GP: Recovering this narrative, and particularly that of Flores’ life, helps to answer questions about identity within the Catholic Church in the United States. To what extent is the Catholic Church used to assimilate communities within a larger American society? What happens when communities choose not to assimilate? Is unity in the Catholic Church possible amid so much diversity? How do notions of liberation theology interact with a largely, historically European American Catholicism? Is it even possible to incorporate Mexican American Catholics into a larger American Catholic history? What would that look like?


 

PC: How did place—specifically Texas and San Antonio—shape Flores’ Catholic thought?

 

GP: I cannot fully answer this question based on the sources in the PADRES Collection. However, other sources indicate that racial segregation within the Catholic Church during the 1930s influenced Flores’ notions of what the Catholic Church in Texas could, and should, do to bring about justice.
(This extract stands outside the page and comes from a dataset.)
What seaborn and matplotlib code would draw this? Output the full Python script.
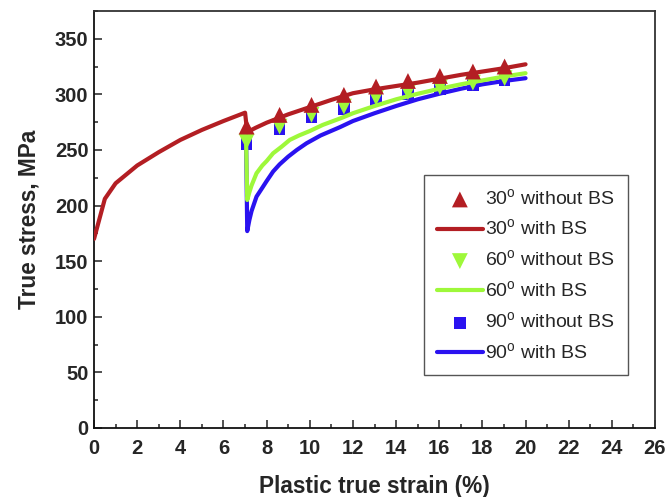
import numpy as np
import pandas as pd
import matplotlib
matplotlib.use('Agg')
import matplotlib.pyplot as plt
from matplotlib.ticker import MultipleLocator
import seaborn as sns

# curves (strain %, stress MPa)
red_x = [0, 0.5, 1, 2, 3, 4, 5, 6, 7.0, 7.1, 7.5, 8, 8.6, 9, 10, 11, 12, 13, 14, 15, 16, 17, 18, 19, 20]
red_y = [170, 206, 220, 236, 248, 259, 268, 276, 283.5, 266, 270, 274.5, 279, 282, 288.5, 295, 301, 304.5, 307.5, 310.5, 314, 317.5, 320.5, 323.5, 327]

green_x = [7.05, 7.1, 7.2, 7.3, 7.53, 7.8, 8.0, 8.3, 8.7, 9.07, 9.5, 10, 10.6, 11.5, 12, 13, 14, 15, 16, 17, 18, 19, 20]
green_y = [255, 205, 212, 218, 229, 236, 240, 247, 253, 259, 263, 267, 272.5, 279, 283, 289.5, 295.5, 300.5, 305, 309, 312.5, 316, 319]

blue_x = [7.05, 7.1, 7.2, 7.3, 7.53, 7.8, 8.0, 8.3, 8.6, 9, 9.4, 9.85, 10.5, 11.4, 12, 13, 14, 15, 16, 17, 18, 19, 20]
blue_y = [255, 177, 187, 195, 208, 216, 222, 230.6, 237, 244, 250, 256, 263, 270.5, 276, 283, 289.5, 295.5, 300.5, 305, 309, 312, 314.5]

# discrete points (without BS)
mark_x = [7.07, 8.6, 10.08, 11.58, 13.07, 14.55, 16.03, 17.56, 19.03]
red_pts = [271, 281.5, 290.5, 299.5, 307, 312, 316.5, 320.5, 325]
green_pts = [257.5, 271, 281.5, 289, 297, 302, 306.5, 310.5, 314.5]
blue_pts = [255.5, 269, 279.5, 287, 295, 300, 304.5, 308.5, 312.5]

RED = '#B31E23'
GREEN = '#9EF83A'
BLUE = '#2A12F0'

sns.set_style('ticks')
plt.rcParams['font.family'] = ['Liberation Sans', 'DejaVu Sans']
plt.rcParams['mathtext.fontset'] = 'custom'
plt.rcParams['mathtext.rm'] = 'Liberation Sans'

fig = plt.figure(figsize=(6.67, 4.97), dpi=100)
ax = fig.add_axes([0.141, 0.139, 0.841, 0.839])

deg = '$^{\\mathrm{o}}$'

sns.scatterplot(x=mark_x, y=blue_pts, marker='s', s=70, color=BLUE, edgecolor='none',
                label='90' + deg + ' without BS', ax=ax, zorder=2)
sns.lineplot(x=blue_x, y=blue_y, color=BLUE, lw=3, label='90' + deg + ' with BS', ax=ax, zorder=2)
sns.scatterplot(x=mark_x, y=green_pts, marker='v', s=130, color=GREEN, edgecolor='none',
                label='60' + deg + ' without BS', ax=ax, zorder=3)
sns.lineplot(x=green_x, y=green_y, color=GREEN, lw=3, label='60' + deg + ' with BS', ax=ax, zorder=3)
sns.scatterplot(x=mark_x, y=red_pts, marker='^', s=130, color=RED, edgecolor='none',
                label='30' + deg + ' without BS', ax=ax, zorder=4)
sns.lineplot(x=red_x, y=red_y, color=RED, lw=3, label='30' + deg + ' with BS', ax=ax, zorder=4)

ax.set_xlim(0, 26)
ax.set_ylim(0, 375)
ax.xaxis.set_major_locator(MultipleLocator(2))
ax.xaxis.set_minor_locator(MultipleLocator(1))
ax.yaxis.set_major_locator(MultipleLocator(50))
ax.yaxis.set_minor_locator(MultipleLocator(25))
ax.tick_params(which='both', direction='in', top=False, right=False, width=1.1, color='#222222')
ax.tick_params(which='major', length=6, labelsize=14.5)
ax.tick_params(which='minor', length=3)
ax.tick_params(axis='x', which='major', pad=8)
ax.tick_params(axis='y', which='major', pad=4)
for lab in ax.get_xticklabels() + ax.get_yticklabels():
    lab.set_fontweight('bold')

for side in ['left', 'bottom']:
    ax.spines[side].set_color('#111111')
    ax.spines[side].set_linewidth(1.3)
for side in ['top', 'right']:
    ax.spines[side].set_color('#333333')
    ax.spines[side].set_linewidth(1.3)

ax.set_xlabel('Plastic true strain (%)', fontsize=16.3, fontweight='bold', labelpad=12)
ax.set_ylabel('True stress, MPa', fontsize=16.3, fontweight='bold', labelpad=10)

handles, labels = ax.get_legend_handles_labels()
order = [4, 5, 2, 3, 0, 1]
leg = ax.legend([handles[i] for i in order], [labels[i] for i in order],
                loc='upper left', bbox_to_anchor=(0.588, 0.606), fontsize=14,
                frameon=True, fancybox=False, edgecolor='#555555', framealpha=1,
                handlelength=2.4, handletextpad=0.1, labelspacing=0.52,
                borderpad=0.65, borderaxespad=0, markerscale=1.0)
leg.get_frame().set_linewidth(1.0)

fig.savefig('out.png', dpi=100)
For instance, in June 1972, in an address to the First National Hispano Pastoral Encounter at Trinity College, Washington, D.C., Flores says:

Not too long ago, it was common for churches to have signs saying “Mexicans not allowed” or “The last four benches reserved for Mexicans.” … In some parishes, even though the physical doors have been opened, the North American people have not opened the doors of their hearts.

 

In my many visits to the Spanish-speaking, how often the migrants tell me that the churches do not want to allow them masses in Spanish, nor the use of parish halls for meetings, or if they do loan the hall, someone comes to fumigate it even before the meeting is over in order to deodorize it of the Mexican and Puerto Rican odor.

 

Two weeks ago a pastor asked my friend Encarnación Armas why Puerto Rican and Mexican Americans didn’t take baths more often so that they could change their color and then there would be no problem in accepting them in the American parishes.[1]

Flores lived and worked in Texas most of his life. Even if the particular incidents he mentions here did not all take place within Texas, they did happen within the Catholic Church, and they galvanized a sense of being separate and unequal within the Church. Flores, alongside other Chicano priests, would later speak out about this inequality.


 

PC: Tell us about your favorite source found in the Notre Dame Archives.

 

GP: My favorite source from the archives is a PADRES newsletter from February 1973 that describes Flores’ invitation to Dom Helder Camara to attend a PADRES national retreat. Here, the phrase “in conversation with” comes to mind as these two bishops—one from North America and the other from South America, both influenced by liberation theology—come together in Tucson, Arizona, to talk about Chicano ministry in the face of injustice (the theme of the retreat). I find this meeting of great minds fascinating.


 

PC: What are the next steps for this project? Having just completed the M.T.S. at Harvard, what's next for you?

 

GP: I'll be presenting this work under the Roman Catholic Studies Unit (Theme: Migration, Immigration, and Diversity in the Catholic Church) at the American Academy of Religion conference in November. After that, I'll submit the paper for publication. Later this year, I'll be applying to Ph.D. programs, as the goal is to continue doing research on historically marginalized voices. 

 

 

 

[1] Bishop Patricio Flores, “The Church: Diocesan and National,” in Prophets Denied Honor: An Anthology on the Hispano Church of the United States, (Maryknoll, NY: Orbis Books, 1980), 191.